- **What to do**: Print exactly what lies from the line with "Rebuild this chart" down to the line with "const yTicks = [-30, -20, -10, 0, 10, 20, 30];", counting both of those lines, but not the pictures.

- **Recorded data**:
______
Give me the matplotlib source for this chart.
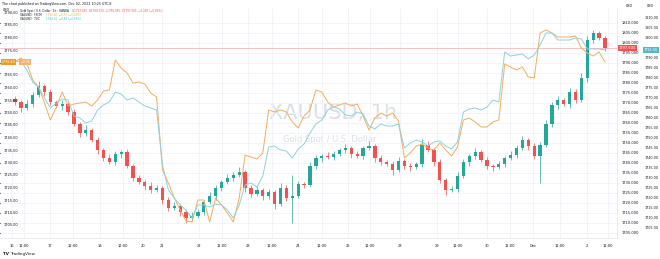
______
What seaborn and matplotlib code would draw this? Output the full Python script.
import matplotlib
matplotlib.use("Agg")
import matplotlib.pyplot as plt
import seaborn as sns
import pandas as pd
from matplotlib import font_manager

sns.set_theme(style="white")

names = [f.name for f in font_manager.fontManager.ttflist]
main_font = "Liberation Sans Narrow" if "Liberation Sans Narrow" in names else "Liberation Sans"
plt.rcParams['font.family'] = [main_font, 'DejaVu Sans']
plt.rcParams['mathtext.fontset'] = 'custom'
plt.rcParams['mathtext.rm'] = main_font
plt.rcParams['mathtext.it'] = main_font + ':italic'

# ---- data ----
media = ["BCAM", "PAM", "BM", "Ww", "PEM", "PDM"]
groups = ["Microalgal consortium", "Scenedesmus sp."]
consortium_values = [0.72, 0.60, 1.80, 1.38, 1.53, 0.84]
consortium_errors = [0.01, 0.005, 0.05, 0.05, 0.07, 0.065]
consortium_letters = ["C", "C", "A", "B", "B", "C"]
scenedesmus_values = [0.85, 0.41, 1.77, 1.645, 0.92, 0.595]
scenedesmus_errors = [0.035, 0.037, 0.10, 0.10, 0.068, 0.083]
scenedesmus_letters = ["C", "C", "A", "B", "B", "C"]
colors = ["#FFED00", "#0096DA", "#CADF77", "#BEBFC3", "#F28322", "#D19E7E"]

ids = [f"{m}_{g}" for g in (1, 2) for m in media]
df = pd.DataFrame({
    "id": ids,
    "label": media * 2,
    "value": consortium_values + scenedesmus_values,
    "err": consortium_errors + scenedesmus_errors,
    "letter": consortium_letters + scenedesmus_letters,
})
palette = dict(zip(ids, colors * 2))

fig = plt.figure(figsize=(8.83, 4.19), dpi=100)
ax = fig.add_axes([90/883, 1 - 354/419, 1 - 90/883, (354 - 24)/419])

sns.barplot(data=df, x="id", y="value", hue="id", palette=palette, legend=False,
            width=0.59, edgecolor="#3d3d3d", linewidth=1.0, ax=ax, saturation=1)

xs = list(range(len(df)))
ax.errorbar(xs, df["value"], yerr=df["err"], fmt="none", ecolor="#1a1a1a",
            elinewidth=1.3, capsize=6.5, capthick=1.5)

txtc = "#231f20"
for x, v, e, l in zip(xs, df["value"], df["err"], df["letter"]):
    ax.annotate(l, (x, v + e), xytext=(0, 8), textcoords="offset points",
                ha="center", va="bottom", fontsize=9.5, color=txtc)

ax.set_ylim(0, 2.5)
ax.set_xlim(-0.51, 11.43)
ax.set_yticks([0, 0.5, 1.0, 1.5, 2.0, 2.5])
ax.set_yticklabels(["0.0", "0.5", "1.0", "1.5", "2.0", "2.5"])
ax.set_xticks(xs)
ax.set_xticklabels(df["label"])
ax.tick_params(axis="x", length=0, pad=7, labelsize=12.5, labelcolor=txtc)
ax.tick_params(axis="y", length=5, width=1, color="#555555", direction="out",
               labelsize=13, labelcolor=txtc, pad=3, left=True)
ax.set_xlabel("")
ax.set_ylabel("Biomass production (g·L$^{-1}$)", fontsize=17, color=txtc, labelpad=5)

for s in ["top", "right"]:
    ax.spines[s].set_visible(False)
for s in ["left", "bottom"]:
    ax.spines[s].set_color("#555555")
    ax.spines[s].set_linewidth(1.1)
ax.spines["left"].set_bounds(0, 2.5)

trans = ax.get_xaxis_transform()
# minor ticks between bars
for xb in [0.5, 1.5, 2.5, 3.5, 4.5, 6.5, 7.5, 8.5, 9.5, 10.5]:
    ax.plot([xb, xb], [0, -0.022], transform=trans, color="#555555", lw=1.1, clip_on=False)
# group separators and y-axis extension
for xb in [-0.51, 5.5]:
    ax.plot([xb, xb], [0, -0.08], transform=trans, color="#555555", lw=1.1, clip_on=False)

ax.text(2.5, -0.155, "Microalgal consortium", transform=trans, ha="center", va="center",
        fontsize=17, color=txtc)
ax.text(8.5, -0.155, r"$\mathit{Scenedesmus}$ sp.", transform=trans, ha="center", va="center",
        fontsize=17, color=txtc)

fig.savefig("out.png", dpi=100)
______
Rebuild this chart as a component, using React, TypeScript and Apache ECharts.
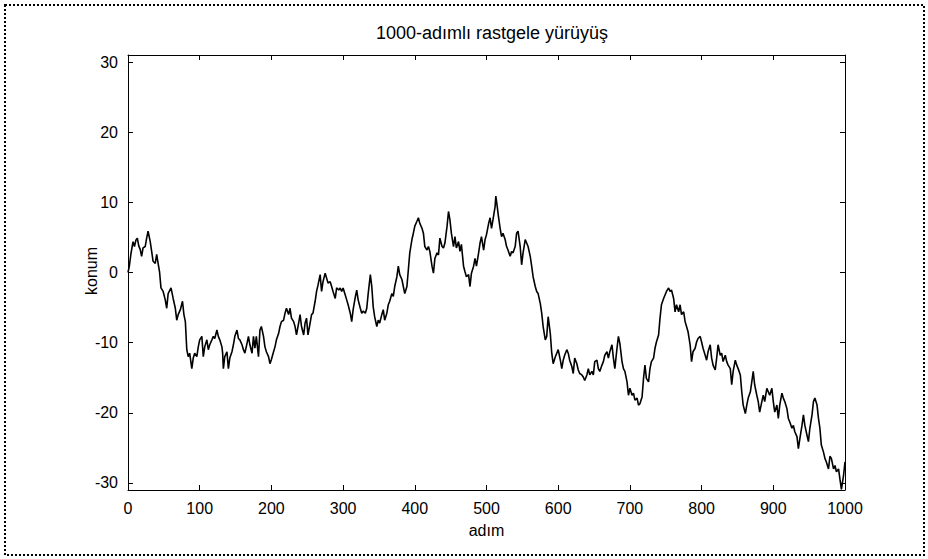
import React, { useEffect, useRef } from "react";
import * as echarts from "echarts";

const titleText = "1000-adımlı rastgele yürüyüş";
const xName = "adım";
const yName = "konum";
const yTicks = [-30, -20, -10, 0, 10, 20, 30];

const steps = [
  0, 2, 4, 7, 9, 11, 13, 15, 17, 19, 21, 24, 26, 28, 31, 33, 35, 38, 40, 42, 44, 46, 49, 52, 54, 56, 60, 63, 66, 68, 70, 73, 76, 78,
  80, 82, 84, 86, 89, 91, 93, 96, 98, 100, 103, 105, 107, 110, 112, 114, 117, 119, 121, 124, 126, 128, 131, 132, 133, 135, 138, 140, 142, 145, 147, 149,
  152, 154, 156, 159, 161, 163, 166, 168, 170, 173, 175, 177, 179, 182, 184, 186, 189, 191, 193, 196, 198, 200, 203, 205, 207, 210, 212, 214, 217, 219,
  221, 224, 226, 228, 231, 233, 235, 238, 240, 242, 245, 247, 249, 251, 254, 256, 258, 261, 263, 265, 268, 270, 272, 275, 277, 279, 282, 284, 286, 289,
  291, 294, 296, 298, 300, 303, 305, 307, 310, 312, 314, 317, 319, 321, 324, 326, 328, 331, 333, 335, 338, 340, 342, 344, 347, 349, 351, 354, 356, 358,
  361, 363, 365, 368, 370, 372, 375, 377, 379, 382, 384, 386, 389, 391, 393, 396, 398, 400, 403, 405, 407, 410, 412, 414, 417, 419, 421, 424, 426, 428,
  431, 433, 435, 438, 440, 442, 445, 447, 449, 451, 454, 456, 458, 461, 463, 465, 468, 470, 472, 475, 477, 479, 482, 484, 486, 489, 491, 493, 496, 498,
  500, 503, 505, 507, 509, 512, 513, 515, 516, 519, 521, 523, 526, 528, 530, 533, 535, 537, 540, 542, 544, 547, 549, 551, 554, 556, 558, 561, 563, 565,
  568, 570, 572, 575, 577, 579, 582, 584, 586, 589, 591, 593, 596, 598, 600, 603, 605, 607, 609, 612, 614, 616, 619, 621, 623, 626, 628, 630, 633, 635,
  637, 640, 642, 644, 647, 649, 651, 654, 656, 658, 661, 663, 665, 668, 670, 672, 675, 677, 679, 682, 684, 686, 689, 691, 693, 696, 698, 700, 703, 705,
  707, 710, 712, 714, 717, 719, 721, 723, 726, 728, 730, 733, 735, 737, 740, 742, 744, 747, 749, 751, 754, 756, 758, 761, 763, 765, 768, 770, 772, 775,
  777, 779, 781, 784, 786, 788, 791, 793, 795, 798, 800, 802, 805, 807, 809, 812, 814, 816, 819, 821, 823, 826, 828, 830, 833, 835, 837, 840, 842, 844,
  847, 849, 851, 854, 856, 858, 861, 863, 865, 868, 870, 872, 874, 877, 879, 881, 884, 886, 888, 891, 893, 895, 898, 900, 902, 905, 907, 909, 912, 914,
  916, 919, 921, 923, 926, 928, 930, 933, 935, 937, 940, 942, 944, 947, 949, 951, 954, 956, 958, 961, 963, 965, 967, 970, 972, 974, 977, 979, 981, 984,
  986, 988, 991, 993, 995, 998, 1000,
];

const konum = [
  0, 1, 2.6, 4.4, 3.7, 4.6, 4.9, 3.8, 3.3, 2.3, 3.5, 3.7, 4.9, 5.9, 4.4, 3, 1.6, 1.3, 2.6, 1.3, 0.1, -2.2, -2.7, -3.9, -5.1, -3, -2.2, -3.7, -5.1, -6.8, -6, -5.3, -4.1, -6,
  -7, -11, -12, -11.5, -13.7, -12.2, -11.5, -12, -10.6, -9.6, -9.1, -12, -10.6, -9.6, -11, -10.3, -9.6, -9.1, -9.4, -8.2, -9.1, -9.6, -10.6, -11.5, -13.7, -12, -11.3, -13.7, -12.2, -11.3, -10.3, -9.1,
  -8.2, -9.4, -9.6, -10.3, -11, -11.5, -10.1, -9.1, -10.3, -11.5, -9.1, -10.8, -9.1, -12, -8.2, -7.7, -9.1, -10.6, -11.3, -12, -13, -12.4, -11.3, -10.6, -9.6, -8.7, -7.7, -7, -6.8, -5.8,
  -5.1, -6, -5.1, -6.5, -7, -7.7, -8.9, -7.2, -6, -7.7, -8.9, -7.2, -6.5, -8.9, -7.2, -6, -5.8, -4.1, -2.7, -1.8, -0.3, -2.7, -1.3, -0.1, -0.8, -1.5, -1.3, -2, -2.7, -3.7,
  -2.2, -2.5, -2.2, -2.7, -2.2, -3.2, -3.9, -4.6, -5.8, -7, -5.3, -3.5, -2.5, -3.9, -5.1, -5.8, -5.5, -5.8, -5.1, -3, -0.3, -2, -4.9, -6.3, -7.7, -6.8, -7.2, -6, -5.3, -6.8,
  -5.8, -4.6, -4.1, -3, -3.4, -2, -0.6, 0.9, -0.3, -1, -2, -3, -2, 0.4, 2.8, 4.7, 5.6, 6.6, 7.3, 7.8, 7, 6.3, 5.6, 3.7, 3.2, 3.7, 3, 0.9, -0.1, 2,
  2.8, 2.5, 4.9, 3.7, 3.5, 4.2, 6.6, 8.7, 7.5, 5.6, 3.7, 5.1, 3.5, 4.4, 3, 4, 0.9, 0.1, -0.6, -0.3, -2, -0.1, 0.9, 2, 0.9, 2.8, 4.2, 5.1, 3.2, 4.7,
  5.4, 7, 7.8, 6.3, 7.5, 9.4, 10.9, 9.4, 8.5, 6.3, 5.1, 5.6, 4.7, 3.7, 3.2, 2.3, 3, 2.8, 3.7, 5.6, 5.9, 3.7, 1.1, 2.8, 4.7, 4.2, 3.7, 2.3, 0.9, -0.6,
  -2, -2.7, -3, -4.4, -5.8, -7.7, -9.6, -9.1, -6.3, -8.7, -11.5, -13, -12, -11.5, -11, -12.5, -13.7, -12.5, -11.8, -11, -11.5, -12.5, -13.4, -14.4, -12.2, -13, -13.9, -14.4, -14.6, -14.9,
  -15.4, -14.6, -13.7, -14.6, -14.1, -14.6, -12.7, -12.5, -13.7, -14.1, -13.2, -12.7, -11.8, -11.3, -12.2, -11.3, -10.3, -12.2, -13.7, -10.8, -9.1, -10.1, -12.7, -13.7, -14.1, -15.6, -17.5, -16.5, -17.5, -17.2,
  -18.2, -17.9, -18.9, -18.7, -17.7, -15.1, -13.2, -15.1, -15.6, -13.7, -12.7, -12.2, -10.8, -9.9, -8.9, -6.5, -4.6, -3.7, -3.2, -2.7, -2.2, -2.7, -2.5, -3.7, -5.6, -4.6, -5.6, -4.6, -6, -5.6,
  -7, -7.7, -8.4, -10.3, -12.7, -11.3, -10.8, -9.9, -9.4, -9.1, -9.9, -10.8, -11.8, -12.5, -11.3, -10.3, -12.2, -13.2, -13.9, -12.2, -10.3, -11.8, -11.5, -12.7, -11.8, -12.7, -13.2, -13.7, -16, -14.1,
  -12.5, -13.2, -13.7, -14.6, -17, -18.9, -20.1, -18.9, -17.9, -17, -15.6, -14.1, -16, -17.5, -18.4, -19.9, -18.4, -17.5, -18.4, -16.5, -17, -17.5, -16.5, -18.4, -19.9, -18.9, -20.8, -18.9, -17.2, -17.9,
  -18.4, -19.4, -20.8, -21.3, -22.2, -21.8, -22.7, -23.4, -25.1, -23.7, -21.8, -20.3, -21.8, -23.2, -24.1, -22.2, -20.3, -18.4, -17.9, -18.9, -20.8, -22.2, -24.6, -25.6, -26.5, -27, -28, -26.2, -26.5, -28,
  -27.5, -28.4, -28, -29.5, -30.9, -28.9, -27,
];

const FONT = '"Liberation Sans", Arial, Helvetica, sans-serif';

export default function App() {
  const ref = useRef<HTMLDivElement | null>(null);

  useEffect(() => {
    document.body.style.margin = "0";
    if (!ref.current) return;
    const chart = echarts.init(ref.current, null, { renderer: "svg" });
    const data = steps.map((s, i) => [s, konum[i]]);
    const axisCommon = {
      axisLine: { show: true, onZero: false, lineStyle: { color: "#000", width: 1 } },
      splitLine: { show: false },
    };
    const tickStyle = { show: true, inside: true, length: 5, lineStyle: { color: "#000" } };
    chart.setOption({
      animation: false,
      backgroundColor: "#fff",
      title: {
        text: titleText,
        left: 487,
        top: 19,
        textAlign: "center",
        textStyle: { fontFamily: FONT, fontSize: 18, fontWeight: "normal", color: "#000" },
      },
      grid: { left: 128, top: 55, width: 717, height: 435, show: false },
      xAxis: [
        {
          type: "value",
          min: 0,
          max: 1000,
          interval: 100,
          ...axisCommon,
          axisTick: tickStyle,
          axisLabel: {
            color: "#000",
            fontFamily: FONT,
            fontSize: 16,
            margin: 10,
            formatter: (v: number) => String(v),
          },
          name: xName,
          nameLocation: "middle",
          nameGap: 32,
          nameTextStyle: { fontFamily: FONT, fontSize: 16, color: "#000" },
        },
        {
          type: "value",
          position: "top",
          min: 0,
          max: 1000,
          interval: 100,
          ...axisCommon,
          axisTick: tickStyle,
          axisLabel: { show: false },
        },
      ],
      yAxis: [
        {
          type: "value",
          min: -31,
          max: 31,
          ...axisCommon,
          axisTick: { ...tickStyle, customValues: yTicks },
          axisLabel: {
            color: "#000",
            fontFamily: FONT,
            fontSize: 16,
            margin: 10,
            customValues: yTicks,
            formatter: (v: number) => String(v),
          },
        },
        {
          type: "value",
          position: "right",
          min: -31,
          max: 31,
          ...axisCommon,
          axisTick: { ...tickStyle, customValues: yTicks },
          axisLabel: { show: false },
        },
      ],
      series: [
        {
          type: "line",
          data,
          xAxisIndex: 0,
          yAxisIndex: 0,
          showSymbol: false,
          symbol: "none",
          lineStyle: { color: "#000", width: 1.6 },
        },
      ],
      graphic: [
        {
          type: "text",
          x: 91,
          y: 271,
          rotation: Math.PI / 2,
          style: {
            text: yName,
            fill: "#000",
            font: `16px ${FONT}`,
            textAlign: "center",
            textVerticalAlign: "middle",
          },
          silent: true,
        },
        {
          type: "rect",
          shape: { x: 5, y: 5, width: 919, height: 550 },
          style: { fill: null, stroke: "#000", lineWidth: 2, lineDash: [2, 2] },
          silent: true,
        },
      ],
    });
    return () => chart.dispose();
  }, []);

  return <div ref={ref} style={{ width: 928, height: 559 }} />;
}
______
- **Solved exercise**:
Rebuild this chart as a component, using React, TypeScript and Apache ECharts.
import React, { useEffect, useRef } from "react";
import * as echarts from "echarts";

const titleText = "1000-adımlı rastgele yürüyüş";
const xName = "adım";
const yName = "konum";
const yTicks = [-30, -20, -10, 0, 10, 20, 30];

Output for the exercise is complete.